まずは平身低頭してのお詫びから。
「なんでこんなもんを書いたか」は、次回に持ち越しです。
次回にはちゃんとやります。
なぜなら、次回が『うたの原生林をもとめて』の最終回(暫定)だからです。
『
うたの原生林をもとめて 3』のアップ後、生活環境に大きな変化が生じました。
詳細については、そのうちぽろぽろと公表していくことになります。
なんだか支離滅裂な前置きですが、きちんと文章をまとめるだけの精神的・肉体的・時間的な余裕がないせいとお考え下さい。
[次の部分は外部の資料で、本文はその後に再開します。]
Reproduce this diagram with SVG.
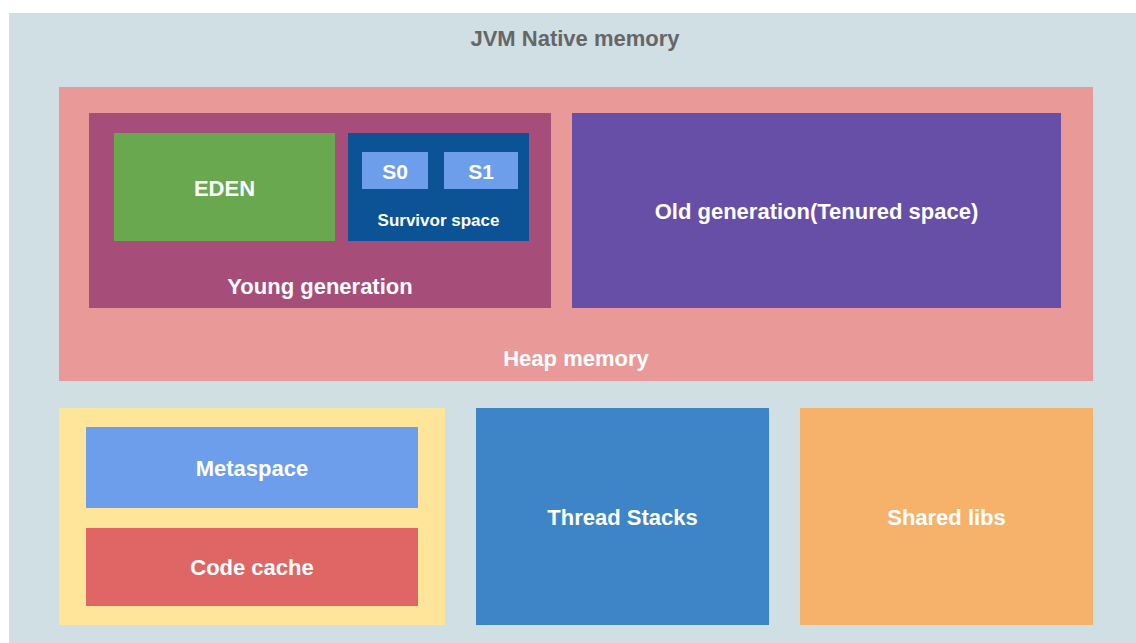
<svg xmlns="http://www.w3.org/2000/svg" width="1136" height="643" viewBox="0 0 1136 643">
<style>
text{font-family:"Liberation Sans",Arial,sans-serif;font-weight:bold;fill:#fff;text-anchor:middle;dominant-baseline:central}
.lg{font-size:22px}
.md{font-size:21px}
.sm{font-size:17px}
</style>
<rect width="1136" height="643" fill="#fff"/>
<g id="native">
<rect x="9" y="13" width="1127" height="630" fill="#d0dfe3"/>
<text x="575" y="38" class="lg" style="fill:#666">JVM Native memory</text>
</g>
<g id="heap">
<rect x="59" y="87" width="1034" height="294" fill="#ea9999"/>
<text x="576" y="358" class="lg">Heap memory</text>
</g>
<g id="young">
<rect x="89" y="113" width="462" height="195" fill="#a64d79"/>
<text x="320" y="286" class="lg">Young generation</text>
</g>
<g id="eden">
<rect x="114" y="133" width="221" height="108" fill="#6aa84f"/>
<text x="224.500" y="188" class="lg">EDEN</text>
</g>
<g id="survivor">
<rect x="348" y="133" width="181" height="108" fill="#0b5394"/>
<text x="438.500" y="220" class="sm">Survivor space</text>
</g>
<g id="s0">
<rect x="362" y="152" width="66" height="37" fill="#6d9eeb"/>
<text x="395" y="171" class="md">S0</text>
</g>
<g id="s1">
<rect x="444" y="152" width="74" height="37" fill="#6d9eeb"/>
<text x="481" y="171" class="md">S1</text>
</g>
<g id="old">
<rect x="572" y="113" width="489" height="195" fill="#674ea7"/>
<text x="816.500" y="211" class="lg">Old generation(Tenured space)</text>
</g>
<g id="nonheap">
<rect x="59" y="408" width="386" height="217" fill="#ffe599"/>
</g>
<g id="metaspace">
<rect x="86" y="427" width="332" height="81" fill="#6d9eeb"/>
<text x="252" y="468" class="lg">Metaspace</text>
</g>
<g id="codecache">
<rect x="86" y="528" width="332" height="78" fill="#e06666"/>
<text x="252" y="567" class="lg">Code cache</text>
</g>
<g id="threads">
<rect x="476" y="408" width="293" height="217" fill="#3d85c6"/>
<text x="622.500" y="517" class="lg">Thread Stacks</text>
</g>
<g id="sharedlibs">
<rect x="800" y="408" width="293" height="217" fill="#f6b26b"/>
<text x="946.500" y="517" class="lg">Shared libs</text>
</g>
<g id="connectors"></g>
</svg>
ただ、この余裕のなさは、決してネガティヴなものではありません。
それでは、前置きはここまでとして。
4.神々への捧げ物
'60年代の「インド音楽ブーム」、'70年代の「エスニック・ブーム」に共通するのは、欧米が彼らを「発見」し、欧米のコンテクストの中で紹介されていったことである。
欧米が「発見」するまでは、第三世界の伝統音楽の演奏家たちは、文字どおり埋もれていたことになる。これは、ある意味で正しい認識なのかもしれない。なぜなら伝統音楽の演奏家は、特定の場所で、特定の聴衆のためにしか演奏しない存在であるからだ。これは、欧米的な考え方では、演奏家としてのキャリアを棒に振るということになる。
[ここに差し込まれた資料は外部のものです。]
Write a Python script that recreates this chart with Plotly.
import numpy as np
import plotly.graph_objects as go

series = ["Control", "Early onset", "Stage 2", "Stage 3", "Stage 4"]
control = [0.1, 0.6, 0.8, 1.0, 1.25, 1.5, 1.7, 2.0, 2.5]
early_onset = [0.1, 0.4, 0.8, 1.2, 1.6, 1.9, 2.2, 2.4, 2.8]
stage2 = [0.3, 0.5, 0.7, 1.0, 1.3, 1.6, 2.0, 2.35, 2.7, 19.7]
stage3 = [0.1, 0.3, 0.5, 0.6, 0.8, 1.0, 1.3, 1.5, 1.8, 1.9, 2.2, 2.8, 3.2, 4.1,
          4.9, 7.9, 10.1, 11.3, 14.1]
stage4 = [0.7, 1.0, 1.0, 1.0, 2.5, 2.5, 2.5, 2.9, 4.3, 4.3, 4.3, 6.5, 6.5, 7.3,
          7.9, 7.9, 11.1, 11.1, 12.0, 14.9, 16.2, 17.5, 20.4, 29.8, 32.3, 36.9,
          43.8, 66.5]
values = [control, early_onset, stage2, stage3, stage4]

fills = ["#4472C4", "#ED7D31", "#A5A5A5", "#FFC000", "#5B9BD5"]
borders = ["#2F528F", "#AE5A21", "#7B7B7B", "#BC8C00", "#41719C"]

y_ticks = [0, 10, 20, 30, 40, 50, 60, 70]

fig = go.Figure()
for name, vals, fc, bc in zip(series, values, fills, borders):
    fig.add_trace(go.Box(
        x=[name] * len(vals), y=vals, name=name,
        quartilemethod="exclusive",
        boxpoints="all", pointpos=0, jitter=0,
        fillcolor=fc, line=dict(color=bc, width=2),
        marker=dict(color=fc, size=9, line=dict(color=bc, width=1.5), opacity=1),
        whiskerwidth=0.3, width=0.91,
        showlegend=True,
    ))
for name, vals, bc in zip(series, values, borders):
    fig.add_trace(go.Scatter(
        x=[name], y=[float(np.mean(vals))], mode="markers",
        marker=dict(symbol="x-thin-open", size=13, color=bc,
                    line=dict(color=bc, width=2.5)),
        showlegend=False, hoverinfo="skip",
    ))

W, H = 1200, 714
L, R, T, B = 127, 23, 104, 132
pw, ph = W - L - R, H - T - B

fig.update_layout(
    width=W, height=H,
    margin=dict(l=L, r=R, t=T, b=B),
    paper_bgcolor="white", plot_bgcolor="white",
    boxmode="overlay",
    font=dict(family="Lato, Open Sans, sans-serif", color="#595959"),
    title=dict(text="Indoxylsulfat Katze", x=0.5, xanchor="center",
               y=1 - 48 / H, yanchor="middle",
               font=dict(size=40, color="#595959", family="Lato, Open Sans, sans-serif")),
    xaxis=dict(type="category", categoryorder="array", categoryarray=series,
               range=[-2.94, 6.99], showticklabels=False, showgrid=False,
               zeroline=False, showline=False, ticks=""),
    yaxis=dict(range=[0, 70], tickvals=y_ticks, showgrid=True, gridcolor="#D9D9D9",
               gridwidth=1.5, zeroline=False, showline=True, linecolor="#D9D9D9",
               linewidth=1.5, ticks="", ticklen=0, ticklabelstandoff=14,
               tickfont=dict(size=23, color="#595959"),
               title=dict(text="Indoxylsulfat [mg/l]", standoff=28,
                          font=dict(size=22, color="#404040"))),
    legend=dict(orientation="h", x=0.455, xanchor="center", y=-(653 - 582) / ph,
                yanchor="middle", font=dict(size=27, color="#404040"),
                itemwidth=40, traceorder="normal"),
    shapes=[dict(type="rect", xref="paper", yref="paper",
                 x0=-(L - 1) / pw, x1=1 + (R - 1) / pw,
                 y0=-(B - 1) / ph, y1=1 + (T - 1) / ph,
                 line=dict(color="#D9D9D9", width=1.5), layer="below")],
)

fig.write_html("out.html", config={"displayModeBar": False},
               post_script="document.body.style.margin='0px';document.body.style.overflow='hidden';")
西欧において、伝統音楽の演奏家と同質の存在を探すならば、村の教会のオルガン弾き、というのがそれに当たるだろうか。しかし、西欧の社会においては、このオルガン弾きに才能と上昇志向があれば、彼は都会の教会のオルガン弾きに転進できるのである。現代においても、ヨーロッパの大都会の歴史ある教会のオルガン奏者は、日本でいえば音大を出て、そうして位階を上ってきた人が占めているという。
第三世界の伝統音楽においては、そうした転進は、まずありえない。彼らの演奏技法は一族に伝わるものであり、生まれ育った土地に根ざしているものだからだ。彼らの演奏は、根本的には、彼らの神々に、王侯に、祖先たちに捧げられるものであり、神や王侯、祖先を共にしないのであれば、たとえすぐ隣に住んでいる者にとっても無意味なものだからだ。
こうした地域に密着した存在である伝統音楽の演奏家たちを、背景を一切抜きに一時的に借り受けて演奏させるというのが、まず、欧米における「発見」であった。
「発見」された伝統音楽の演奏家たちは、欧米のコンテクストにのっとって演奏をすることになった。
コンサート・ホールのステージの上で、聴衆と対峙することになったのである。この形式は、伝統音楽の演奏家たちにとっては地域を問わず異例といえるもので、事情を知らぬものには笑い話としか思えぬ事態も頻発された。
また、対観客という点のみならず、演奏の時間的なフォーマットも文化的な相違を浮き彫りにした。
多くの欧米のコンサートは、日没後しばらくあってからはじまり、二時間ほどを目安として終了する。これがどのような基準から生まれたものか寡聞にて不明だが、おそらく西欧の生活リズムの上では、この二時間というのは一区切りとして意識しやすい単位なのだろう。
対する伝統音楽にも、それぞれの時間的フォーマットがある。その多くは、分や秒といった単位では計れないもので、中断や省略が不可能であることも珍しくない。また、彼らのレパートリーには、さまざまな禁忌(タブー)が存在する。それは暦が決めるものであったり、あるいは天候によるものであったり、あるいは彼ら自身の肉体的・精神的条件が求めるものであったりする。しかし、欧米のコンテクストは、そうしたものを顧慮しない。観客が求めるレパートリーが、唯一の正義だ。
その夜のステージを終えた伝統音楽の演奏家たちは、欧米のコンテクストに従って、次なる演奏地に向けて旅立つ。大都市を経巡る演奏旅行は、バッハの時代からの西欧音楽の伝統である。
そうした合い間に、伝統音楽の演奏家たちは、欧米のミュージシャンたちのレコーディングに参加する。西欧の歴史に一刷けの彩りを添えるため、硬直した構造に新たな可能性を与えるため、遊興と土産物に費やした財布に若干の重みを取り戻すため。もちろん、そうした場でも文化的な距離は明らかにされた。
しかしながら、そうしたすべては、無駄ではなかった。
'70年代のエスニック・ブームにてより広範に「発掘」された後、'90年台はじめ、巨大産業の裳裾の影から零細な独立資本と野心的な西欧の音楽家たちにエスコートされて、ふたたび第三世界の演奏家たちが登場した。いつの間にか世代交代を果たし、欧米で必要とされるひと通りのステップをマスターしていた彼らの音楽は、もはやエスニックとは呼ばれず、「ワールド・ミュージック」と呼ばれることになる。